REPUBLIKA.CO.ID, JAKARTA -- Kepala Biro Hukum Komisi Pemberantasan Korupsi (KPK) Setiadi mengatakan KPK akan mengacu pada Peraturan Mahkamah Agung (Perma) nomor 4 tahun 2016 yang di antaranya mengatur tentang penerbitan surat perintah penyidikan (Sprindik) yang baru.
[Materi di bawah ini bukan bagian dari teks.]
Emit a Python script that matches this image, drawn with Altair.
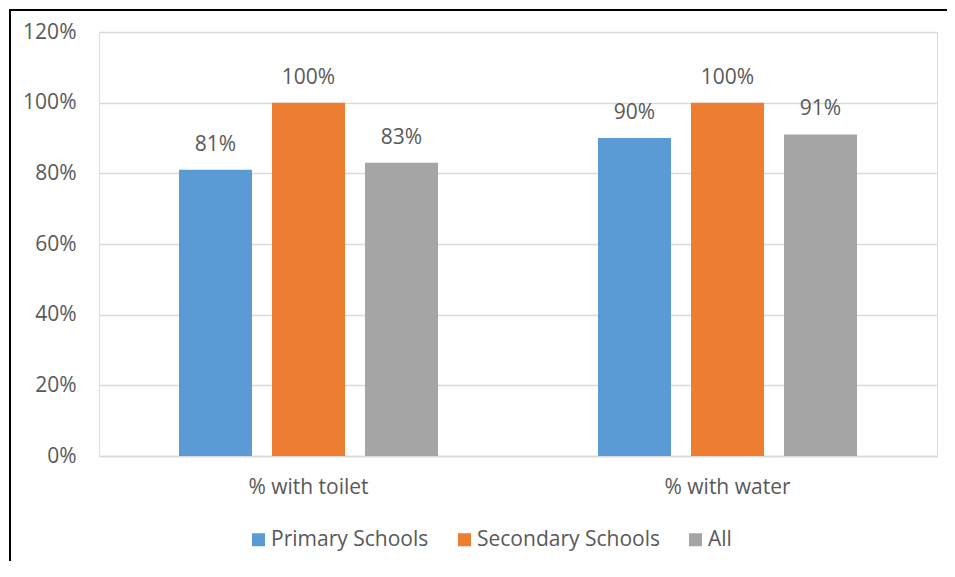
import altair as alt
import pandas as pd

categories = ["% with toilet", "% with water"]
groups = ["Primary Schools", "Secondary Schools", "All"]
toilet = [0.81, 1.00, 0.83]
water = [0.90, 1.00, 0.91]
colors = ["#5b9bd5", "#ed7d31", "#a5a5a5"]
y_ticks = [0, 0.2, 0.4, 0.6, 0.8, 1.0, 1.2]

rows = []
for cat, vals in zip(categories, [toilet, water]):
    for g, v in zip(groups, vals):
        rows.append({"category": cat, "group": g, "value": v})
df = pd.DataFrame(rows)

FONT = "Open Sans"
FS = 21
TXT = "#595959"
W, H = 838, 424
PAD = {"left": 91, "top": 24, "right": 10, "bottom": 105}

x_enc = alt.X("category:N", sort=categories, title=None,
              scale=alt.Scale(paddingInner=0, paddingOuter=0),
              axis=alt.Axis(labelAngle=0, labelFontSize=FS, labelColor=TXT, labelFont=FONT,
                            labelPadding=20, ticks=False, domainColor="#d9d9d9", domainWidth=1.5))
xo_enc = alt.XOffset("group:N", sort=groups,
                     scale=alt.Scale(paddingInner=0.215, paddingOuter=0.86))
y_enc = alt.Y("value:Q", title=None,
              scale=alt.Scale(domain=[0, 1.2], nice=False),
              axis=alt.Axis(values=y_ticks, format=".0%", labelFontSize=FS, labelColor=TXT,
                            labelFont=FONT, labelPadding=23, ticks=False, domain=False,
                            gridColor="#d9d9d9", gridWidth=1.5))

bars = alt.Chart(df).mark_bar().encode(
    x=x_enc, xOffset=xo_enc, y=y_enc,
    color=alt.Color("group:N", sort=groups, title=None,
                    scale=alt.Scale(domain=groups, range=colors),
                    legend=alt.Legend(orient="none", legendX=149, legendY=497,
                                      direction="horizontal", symbolType="square",
                                      symbolSize=169, symbolStrokeWidth=0,
                                      labelFontSize=FS, labelColor=TXT, labelFont=FONT,
                                      labelLimit=400, labelOffset=2, columnPadding=25)),
)

labels = alt.Chart(df).mark_text(baseline="middle", dy=-25, fontSize=FS, font=FONT, color=TXT).encode(
    x=alt.X("category:N", sort=categories),
    xOffset=alt.XOffset("group:N", sort=groups),
    y="value:Q",
    text=alt.Text("value:Q", format=".0%"),
)

frame = alt.Data(values=[{"a": 1}])
left_line = alt.Chart(frame).mark_rule(color="black", strokeWidth=2).encode(
    x=alt.value(-89), y=alt.value(-23), y2=alt.value(H + PAD["bottom"]),
)
top_line = alt.Chart(frame).mark_rule(color="black", strokeWidth=2).encode(
    x=alt.value(-90), x2=alt.value(W + PAD["right"]), y=alt.value(-22),
)

chart = alt.layer(left_line, top_line, bars, labels).properties(
    width=W, height=H,
    autosize=alt.AutoSizeParams(type="none"),
    padding=PAD,
).configure_view(stroke=None).configure(font=FONT)

chart.save("out.html", embed_options={"renderer": "svg", "actions": False})
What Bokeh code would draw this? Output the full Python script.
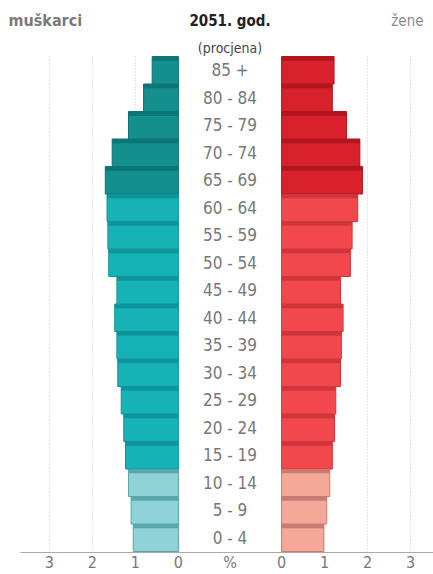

Artinya, tidak menutup kemungkinan, KPK akan mengeluarkan sprindik baru terhadap Setya Novanto.
"Di dalam norma-norma perma nomor 4 tahun 2016 menyebutkan apabila dalam penetapan tersangka ataupun pengeluaran surat perintah penyidikan oleh aparat penegak hukum tersangka itu dibatalkan, penyidik dibenarkan untuk mengeluarkan surat perintah yang baru, itu normatifnya, tapi apakah langkah itu yang akan diambil, saya bukan kapasitasnya untuk itu," katanya usai sidang putusan praperadilan Novanto di Pengadilan Negeri Jakarta Selata, Jumat (29/9).
Hakim sidang praperadilan Setya Novanto, Cepi Iskandar memutus penetapan tersangka oleh Komisi Pemberantasan Korupsi (KPK) terhadap Ketua DPR RI sekaligus Ketum Partai Golkar itu tidak sah.
"Mengabulkan permohonan praperadilan untuk sebagian dan menyatakan surat perintah penyidikan (sprindik) terhadap Setya Novanto tertanggal 17 Juli 2017 yang menetapkan pemohon sebagai oleh termohon tidak sah," kata Hakim Cepi saat membacakan putusan di Pengadilan Negeri Jakarta Selatan.
Selain itu, Hakim Cepi juga memerintahkan lembaga antirasuah tersebut untuk menghentikan penyidikan terhadap Setya Novanto yang berdasarkan Sprindik tertanggal 17 Juli 2017.
Setnov sebelumnya disangkakan Pasal 3 atau Pasal 2 ayat 1 Undang-Undang Nomor 31 Tahun 1999 sebagaimana diubah dalam UU Nomor 20 Tahun 2001 tentang Pemberantasan Tindak Pidana Korupsi jo Pasal 55 ayat 1 ke-1 KUHP dalam kasus proyek pengadaan KTP-el.